Each line below should be retyped exactly, with no pictures.

━━━ Exercise materials

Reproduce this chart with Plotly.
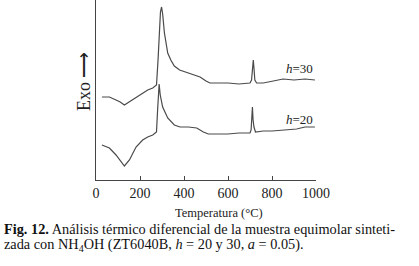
import plotly.graph_objects as go

# Temperature (°C) and DTA signal (arbitrary units)
temp_h30 = [27, 61, 91, 110, 129, 150, 167, 190, 212, 235, 258, 275, 282, 287, 293, 298, 303, 311,
            326, 340, 356, 380, 405, 427, 450, 473, 500, 518, 560, 600, 650, 700, 707, 712, 715,
            718, 722, 730, 760, 806, 850, 900, 950, 995]
sig_h30 = [83, 83, 80, 78, 75, 78, 80, 84, 87, 90, 92, 95, 120, 150, 168, 173, 166, 147,
           127, 120, 114, 110, 108, 107, 105, 103, 99, 97, 97, 97, 96, 97, 100, 118, 120,
           112, 100, 97, 97, 99, 101, 100, 101, 100]

temp_h20 = [27, 61, 91, 110, 129, 152, 182, 212, 235, 258, 275, 280, 284, 287, 292, 303, 326,
            356, 382, 420, 458, 488, 511, 560, 600, 650, 700, 705, 709, 711, 714, 718, 725,
            760, 800, 850, 912, 950, 995]
sig_h20 = [35, 32, 25, 19, 14, 20, 33, 40, 43, 45, 48, 70, 92, 96, 85, 73, 62,
           55, 53, 53, 52, 48, 46, 46, 46, 47, 47, 50, 72, 73, 60, 53, 48,
           49, 49, 50, 51, 53, 53]

x_ticks = [0, 200, 400, 600, 800, 1000]

LINE = "#4a4a4a"
SERIF = "Liberation Serif"

fig = go.Figure()
fig.add_trace(go.Scatter(x=temp_h30, y=sig_h30, mode="lines",
                         line=dict(color=LINE, width=1.2), showlegend=False))
fig.add_trace(go.Scatter(x=temp_h20, y=sig_h20, mode="lines",
                         line=dict(color=LINE, width=1.2), showlegend=False))

fig.update_layout(
    width=419, height=266,
    margin=dict(l=96, r=103, t=0, b=86),
    paper_bgcolor="white", plot_bgcolor="white",
    font=dict(family=SERIF, color="#222", size=14),
    xaxis=dict(range=[0, 1000], tickvals=x_ticks, ticks="inside", ticklen=4,
               tickcolor="#444", showline=True, linecolor="#444", linewidth=1,
               showgrid=False, zeroline=False,
               tickfont=dict(family=SERIF, size=14, color="#222")),
    yaxis=dict(range=[0, 180], showticklabels=False, ticks="", showline=True,
               linecolor="#444", linewidth=1, showgrid=False, zeroline=False),
)

ann = [
    dict(x=927, y=112, xref="x", yref="y", text="<i>h</i>=30", showarrow=False,
         xanchor="center", yanchor="middle",
         font=dict(family=SERIF, size=13, color="#222")),
    dict(x=927, y=61, xref="x", yref="y", text="<i>h</i>=20", showarrow=False,
         xanchor="center", yanchor="middle",
         font=dict(family=SERIF, size=13, color="#222")),
    dict(x=(84 - 96) / 220, y=(180 - 81) / 180, xref="paper", yref="paper",
         text="Exo ⟶", textangle=-90, showarrow=False,
         xanchor="center", yanchor="middle",
         font=dict(family=SERIF, size=18, color="#222")),
    dict(x=560, y=(180 - 213) / 180, xref="x", yref="paper",
         text="Temperatura (°C)", showarrow=False,
         xanchor="center", yanchor="middle",
         font=dict(family=SERIF, size=12.5, color="#222")),
    dict(x=(2 - 96) / 220, y=(180 - 229) / 180, xref="paper", yref="paper",
         xanchor="left", yanchor="middle",
         text="<b>Fig. 12.</b> Análisis térmico diferencial de la muestra equimolar sinteti-",
         showarrow=False, font=dict(family=SERIF, size=14.3, color="#111")),
    dict(x=(2 - 96) / 220, y=(180 - 245) / 180, xref="paper", yref="paper",
         xanchor="left", yanchor="middle",
         text="zada con NH<sub>4</sub>OH (ZT6040B, <i>h</i> = 20 y 30, <i>a</i> = 0.05).",
         showarrow=False, font=dict(family=SERIF, size=14.3, color="#111")),
]
fig.update_layout(annotations=ann)

fig.write_html("out.html", config={"displayModeBar": False},
               post_script="document.body.style.margin='0';")
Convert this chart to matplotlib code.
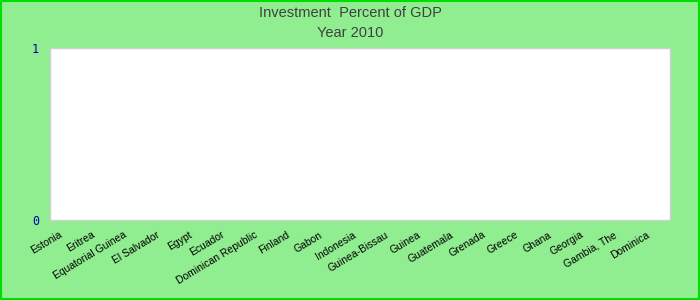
import matplotlib
matplotlib.use("Agg")
import matplotlib.pyplot as plt
from matplotlib.patches import Rectangle
from matplotlib.transforms import ScaledTranslation

countries = ["Estonia", "Eritrea", "Equatorial Guinea", "El Salvador", "Egypt",
             "Ecuador", "Dominican Republic", "Finland", "Gabon", "Indonesia",
             "Guinea-Bissau", "Guinea", "Guatemala", "Grenada", "Greece",
             "Ghana", "Georgia", "Gambia, The", "Dominica"]
values = [0] * len(countries)
yticks = [0, 1]

fig = plt.figure(figsize=(7, 3), dpi=100, facecolor="#90EE90")
ax = fig.add_axes([50/700, 1-220/300, 620/700, 172/300])
ax.set_facecolor("white")
x = list(range(len(countries)))
ax.bar(x, values, width=0.6, color="#4472C4")
ax.set_xlim(-0.5, len(countries) - 0.5)
ax.set_ylim(0, 1)
ax.set_yticks(yticks)
ax.set_yticklabels([str(v) for v in yticks], color="#0000AA",
                   family="DejaVu Sans Mono", fontsize=8.5)
ax.tick_params(axis="y", length=0, pad=8)
ax.set_xticks(x)
ax.set_xticklabels(countries, rotation=31, ha="right", va="top",
                   rotation_mode="anchor", family="Liberation Sans", fontsize=7.5)
ax.tick_params(axis="x", length=0, pad=7)
off = ScaledTranslation(-8/100, 0, fig.dpi_scale_trans)
for lab in ax.get_xticklabels():
    lab.set_transform(lab.get_transform() + off)
for s in ax.spines.values():
    s.set_color("#D0D0D0")
    s.set_linewidth(1)

fig.text(0.5, 1-13/300, "Investment  Percent of GDP", ha="center", va="center",
         family="Liberation Sans", fontsize=10.5, color="#404040")
fig.text(0.5, 1-33/300, "Year 2010", ha="center", va="center",
         family="Liberation Sans", fontsize=10.5, color="#404040")

fig.patches.append(Rectangle((0.001, 0.002), 0.998, 0.996, transform=fig.transFigure,
                             fill=False, edgecolor="#00DD00", linewidth=1.5))
fig.savefig("out.png", dpi=100, facecolor=fig.get_facecolor())
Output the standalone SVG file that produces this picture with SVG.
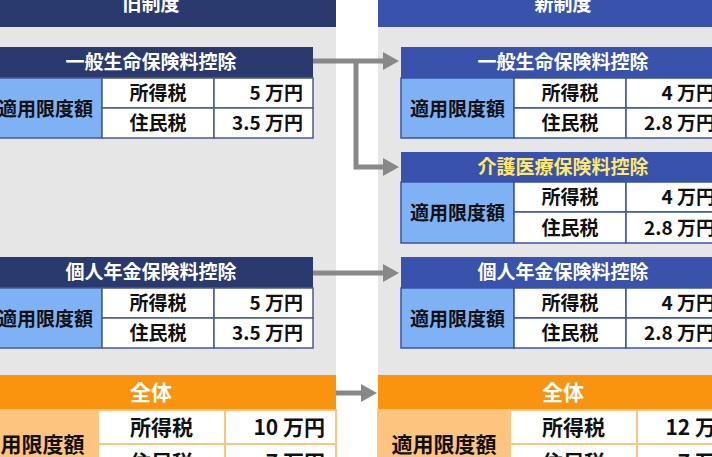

━━━━━━

● Solution for this exercise:
Reproduce this chart with Plotly.
import plotly.graph_objects as go

# Temperature (°C) and DTA signal (arbitrary units)
temp_h30 = [27, 61, 91, 110, 129, 150, 167, 190, 212, 235, 258, 275, 282, 287, 293, 298, 303, 311,
            326, 340, 356, 380, 405, 427, 450, 473, 500, 518, 560, 600, 650, 700, 707, 712, 715,
            718, 722, 730, 760, 806, 850, 900, 950, 995]
sig_h30 = [83, 83, 80, 78, 75, 78, 80, 84, 87, 90, 92, 95, 120, 150, 168, 173, 166, 147,
           127, 120, 114, 110, 108, 107, 105, 103, 99, 97, 97, 97, 96, 97, 100, 118, 120,
           112, 100, 97, 97, 99, 101, 100, 101, 100]

temp_h20 = [27, 61, 91, 110, 129, 152, 182, 212, 235, 258, 275, 280, 284, 287, 292, 303, 326,
            356, 382, 420, 458, 488, 511, 560, 600, 650, 700, 705, 709, 711, 714, 718, 725,
            760, 800, 850, 912, 950, 995]
sig_h20 = [35, 32, 25, 19, 14, 20, 33, 40, 43, 45, 48, 70, 92, 96, 85, 73, 62,
           55, 53, 53, 52, 48, 46, 46, 46, 47, 47, 50, 72, 73, 60, 53, 48,
           49, 49, 50, 51, 53, 53]

x_ticks = [0, 200, 400, 600, 800, 1000]

LINE = "#4a4a4a"
SERIF = "Liberation Serif"

fig = go.Figure()
fig.add_trace(go.Scatter(x=temp_h30, y=sig_h30, mode="lines",
                         line=dict(color=LINE, width=1.2), showlegend=False))
fig.add_trace(go.Scatter(x=temp_h20, y=sig_h20, mode="lines",
                         line=dict(color=LINE, width=1.2), showlegend=False))

fig.update_layout(
    width=419, height=266,
    margin=dict(l=96, r=103, t=0, b=86),
    paper_bgcolor="white", plot_bgcolor="white",
    font=dict(family=SERIF, color="#222", size=14),
    xaxis=dict(range=[0, 1000], tickvals=x_ticks, ticks="inside", ticklen=4,
               tickcolor="#444", showline=True, linecolor="#444", linewidth=1,
               showgrid=False, zeroline=False,
               tickfont=dict(family=SERIF, size=14, color="#222")),
    yaxis=dict(range=[0, 180], showticklabels=False, ticks="", showline=True,
               linecolor="#444", linewidth=1, showgrid=False, zeroline=False),
)

ann = [
    dict(x=927, y=112, xref="x", yref="y", text="<i>h</i>=30", showarrow=False,
         xanchor="center", yanchor="middle",
         font=dict(family=SERIF, size=13, color="#222")),
    dict(x=927, y=61, xref="x", yref="y", text="<i>h</i>=20", showarrow=False,
         xanchor="center", yanchor="middle",
         font=dict(family=SERIF, size=13, color="#222")),
    dict(x=(84 - 96) / 220, y=(180 - 81) / 180, xref="paper", yref="paper",
         text="Exo ⟶", textangle=-90, showarrow=False,
         xanchor="center", yanchor="middle",
         font=dict(family=SERIF, size=18, color="#222")),
    dict(x=560, y=(180 - 213) / 180, xref="x", yref="paper",
         text="Temperatura (°C)", showarrow=False,
         xanchor="center", yanchor="middle",
         font=dict(family=SERIF, size=12.5, color="#222")),
    dict(x=(2 - 96) / 220, y=(180 - 229) / 180, xref="paper", yref="paper",
         xanchor="left", yanchor="middle",
         text="<b>Fig. 12.</b> Análisis térmico diferencial de la muestra equimolar sinteti-",
         showarrow=False, font=dict(family=SERIF, size=14.3, color="#111")),
    dict(x=(2 - 96) / 220, y=(180 - 245) / 180, xref="paper", yref="paper",
         xanchor="left", yanchor="middle",
         text="zada con NH<sub>4</sub>OH (ZT6040B, <i>h</i> = 20 y 30, <i>a</i> = 0.05).",
         showarrow=False, font=dict(family=SERIF, size=14.3, color="#111")),
]
fig.update_layout(annotations=ann)

fig.write_html("out.html", config={"displayModeBar": False},
               post_script="document.body.style.margin='0';")
Convert this chart to matplotlib code.
import matplotlib
matplotlib.use("Agg")
import matplotlib.pyplot as plt
from matplotlib.patches import Rectangle
from matplotlib.transforms import ScaledTranslation

countries = ["Estonia", "Eritrea", "Equatorial Guinea", "El Salvador", "Egypt",
             "Ecuador", "Dominican Republic", "Finland", "Gabon", "Indonesia",
             "Guinea-Bissau", "Guinea", "Guatemala", "Grenada", "Greece",
             "Ghana", "Georgia", "Gambia, The", "Dominica"]
values = [0] * len(countries)
yticks = [0, 1]

fig = plt.figure(figsize=(7, 3), dpi=100, facecolor="#90EE90")
ax = fig.add_axes([50/700, 1-220/300, 620/700, 172/300])
ax.set_facecolor("white")
x = list(range(len(countries)))
ax.bar(x, values, width=0.6, color="#4472C4")
ax.set_xlim(-0.5, len(countries) - 0.5)
ax.set_ylim(0, 1)
ax.set_yticks(yticks)
ax.set_yticklabels([str(v) for v in yticks], color="#0000AA",
                   family="DejaVu Sans Mono", fontsize=8.5)
ax.tick_params(axis="y", length=0, pad=8)
ax.set_xticks(x)
ax.set_xticklabels(countries, rotation=31, ha="right", va="top",
                   rotation_mode="anchor", family="Liberation Sans", fontsize=7.5)
ax.tick_params(axis="x", length=0, pad=7)
off = ScaledTranslation(-8/100, 0, fig.dpi_scale_trans)
for lab in ax.get_xticklabels():
    lab.set_transform(lab.get_transform() + off)
for s in ax.spines.values():
    s.set_color("#D0D0D0")
    s.set_linewidth(1)

fig.text(0.5, 1-13/300, "Investment  Percent of GDP", ha="center", va="center",
         family="Liberation Sans", fontsize=10.5, color="#404040")
fig.text(0.5, 1-33/300, "Year 2010", ha="center", va="center",
         family="Liberation Sans", fontsize=10.5, color="#404040")

fig.patches.append(Rectangle((0.001, 0.002), 0.998, 0.996, transform=fig.transFigure,
                             fill=False, edgecolor="#00DD00", linewidth=1.5))
fig.savefig("out.png", dpi=100, facecolor=fig.get_facecolor())
Output the standalone SVG file that produces this picture with SVG.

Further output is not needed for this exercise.